Any changes that are put in place to support dyslexic employees will also benefit other staff members. By being aware of different learning styles, and being flexible in your approach your organisation can be much more successful in training situations. Some simple changes can make all the difference.

Introducing a sensitive and thoughtful approach to how you deliver training within your organisation will benefit all your employees.

  • Things to consider

    Take time to consider:

    • If an individual has disclosed dyslexic difficulties, discuss the format of the training and the accommodations the individual would find helpful in advance.

    • Individual dyslexic learners will have different needs. These should be organised at the outset of training if effective learning is to be achieved.

    • Dyslexic people tend to be visual and kinaesthetic learners (practical, hands-on) rather than auditory learners and learn more efficiently if they are using all sensory pathways. Training should take a visual and hands-on approach rather than just listening whenever possible.

  • Examples

    Some examples of adjustments to employee training are:

    • Dyslexic people are often ‘big picture’ learners, so it can be helpful to them to give an overview of the topic first.

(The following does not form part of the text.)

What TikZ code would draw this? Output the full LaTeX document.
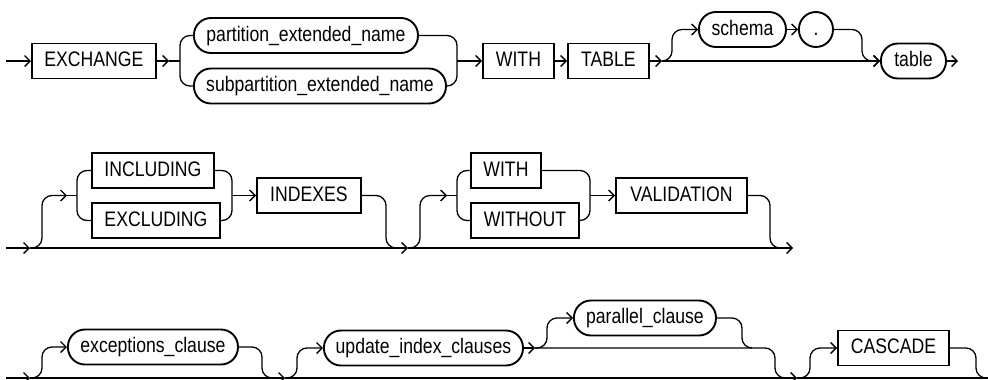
\documentclass[tikz,border=0pt]{standalone}
\usepackage{fontspec}
\setmainfont[FakeStretch=0.84]{Liberation Sans}
\usetikzlibrary{arrows.meta}
\begin{document}
\begin{tikzpicture}[x=1pt,y=-1pt,line width=1.3pt,
  kw/.style={draw,line width=1.9pt,rectangle,minimum height=35pt,inner sep=0pt,anchor=west,
    text height=15pt,text depth=4pt,font=\fontsize{21}{25}\selectfont},
  nt/.style={kw,rounded corners=17pt},
  arr/.style={-{Straight Barb[length=5.5pt,width=11pt]}},
  rc/.style={rounded corners=10pt}]
\useasboundingbox (0,0) rectangle (988,380);
% ---------- row 1 ----------
\node[kw,minimum width=124pt] (exch) at (31,61) {EXCHANGE};
\node[nt,minimum width=224pt] (pen) at (193,35.5) {partition\_extended\_name};
\node[nt,minimum width=252pt] (spen) at (193,86) {subpartition\_extended\_name};
\node[kw,minimum width=71pt] (with) at (482,61) {WITH};
\node[kw,minimum width=81pt] (tab) at (567,61) {TABLE};
\node[nt,minimum width=87pt] (schema) at (698,29.5) {schema};
\node[nt,minimum width=34pt] (dot) at (798,29.5) {.};
\node[nt,minimum width=65pt] (table) at (880,61) {table};
\coordinate (s0) at (6,61);
\coordinate (a1) at (169,61);
\coordinate (b1) at (180,61);
\coordinate (b2) at (457,61);
\coordinate (a2) at (662,61);
\coordinate (e1) at (958,61);
\draw[arr] (s0) -- (exch.west);
\draw[arr] (exch.east) -- (a1);
\draw (a1) -- (b1);
\draw[rc] (b1) |- (pen.west);
\draw[rc] (b1) |- (spen.west);
\draw[rc] (pen.east) -| (b2);
\draw[rc] (spen.east) -| (b2);
\draw[arr] (b2) -- (with.west);
\draw[arr] (with.east) -- (tab.west);
\draw[arr] (tab.east) -- (a2);
\draw[arr] (a2) -- (table.west);
\draw[arr,rc] (a2) -- ++(10,0) |- (schema.west);
\draw[arr] (schema.east) -- (dot.west);
\draw[arr,rc] (dot.east) -| ([xshift=-18pt]table.west) -- (table.west);
\draw[arr] (table.east) -- (e1);
% ---------- row 2 ----------
\node[kw,minimum width=122pt] (incl) at (91,170.5) {INCLUDING};
\node[kw,minimum width=128pt] (excl) at (91,220.5) {EXCLUDING};
\node[kw,minimum width=104pt] (idx) at (256,195.5) {INDEXES};
\node[kw,minimum width=70pt] (with2) at (470,170.5) {WITH};
\node[kw,minimum width=108pt] (wout) at (470,220.5) {WITHOUT};
\node[kw,minimum width=131pt] (val) at (615,195.5) {VALIDATION};
\coordinate (r2s) at (6,248);
\coordinate (r2a) at (30,248);
\coordinate (r2b) at (408,248);
\coordinate (r2e) at (793,248);
\coordinate (c1) at (67,195.5);
\coordinate (bl1) at (77,195.5);
\coordinate (br1) at (232,195.5);
\coordinate (c2) at (447,195.5);
\coordinate (bl2) at (457,195.5);
\coordinate (br2) at (590,195.5);
\draw[arr] (r2s) -- (r2a);
\draw[arr] (r2a) -- (r2b);
\draw[arr] (r2b) -- (r2e);
\draw[arr,rc] (r2a) -- ++(12,0) |- (c1);
\draw (c1) -- (bl1);
\draw[rc] (bl1) |- (incl.west);
\draw[rc] (bl1) |- (excl.west);
\draw[rc] (incl.east) -| (br1);
\draw[rc] (excl.east) -| (br1);
\draw[arr] (br1) -- (idx.west);
\draw[rc] (idx.east) -| ([xshift=-22pt]r2b) -- ([xshift=-10pt]r2b);
\draw[arr,rc] (r2b) -- ++(12,0) |- (c2);
\draw (c2) -- (bl2);
\draw[rc] (bl2) |- (with2.west);
\draw[rc] (bl2) |- (wout.west);
\draw[rc] (with2.east) -| (br2);
\draw[rc] (wout.east) -| (br2);
\draw[arr] (br2) -- (val.west);
\draw[rc] (val.east) -| ([xshift=-23pt]r2e) -- ([xshift=-11pt]r2e);
% ---------- row 3 ----------
\node[nt,minimum width=170pt] (exc) at (67,347) {exceptions\_clause};
\node[nt,minimum width=199pt] (uic) at (323,348) {update\_index\_clauses};
\node[nt,minimum width=142pt] (par) at (573,318) {parallel\_clause};
\node[kw,minimum width=111pt] (cas) at (837,348) {CASCADE};
\coordinate (r3s) at (6,378);
\coordinate (r3a) at (30,378);
\coordinate (r3b) at (285,378);
\coordinate (r3c) at (797,378);
\coordinate (r3e) at (988,378);
\coordinate (u1) at (535,348);
\draw[arr] (r3s) -- (r3a);
\draw[arr] (r3a) -- (r3b);
\draw[arr] (r3b) -- (r3c);
\draw (r3c) -- (r3e);
\draw[arr,rc] (r3a) -- ++(12,0) |- (exc.west);
\draw[rc] (exc.east) -| ([xshift=-23pt]r3b) -- ([xshift=-11pt]r3b);
\draw[arr,rc] (r3b) -- ++(12,0) |- (uic.west);
\draw[arr] (uic.east) -- (u1);
\draw[arr,rc] (u1) -- ++(12,0) |- (par.west);
\draw[rc] (par.east) -| ([xshift=207pt]u1) -- ([xshift=217pt]u1);
\draw[rc] (u1) -| ([xshift=-22pt]r3c) -- ([xshift=-10pt]r3c);
\draw[arr,rc] (r3c) -- ++(13,0) |- (cas.west);
\draw[rc] (cas.east) -| ([xshift=-12pt]r3e) -- ([xshift=-2pt]r3e);
\end{tikzpicture}
\end{document}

    • Ensure training points are split into topics (rather like paragraphs) and summarise each key point before moving on to the next.

    • Dyslexic learners can experience information overload, so teach one thing at a time in bite size chunks.

    • Colour code materials relating to different aspects of the training.

    • Provide written notes and handouts in advance to allow for time to digest the information.

    • Allow the learner to use a digital recorder.

    • Do not invite the dyslexic learner to read out loud or make notes for the group as this can cause extreme embarrassment.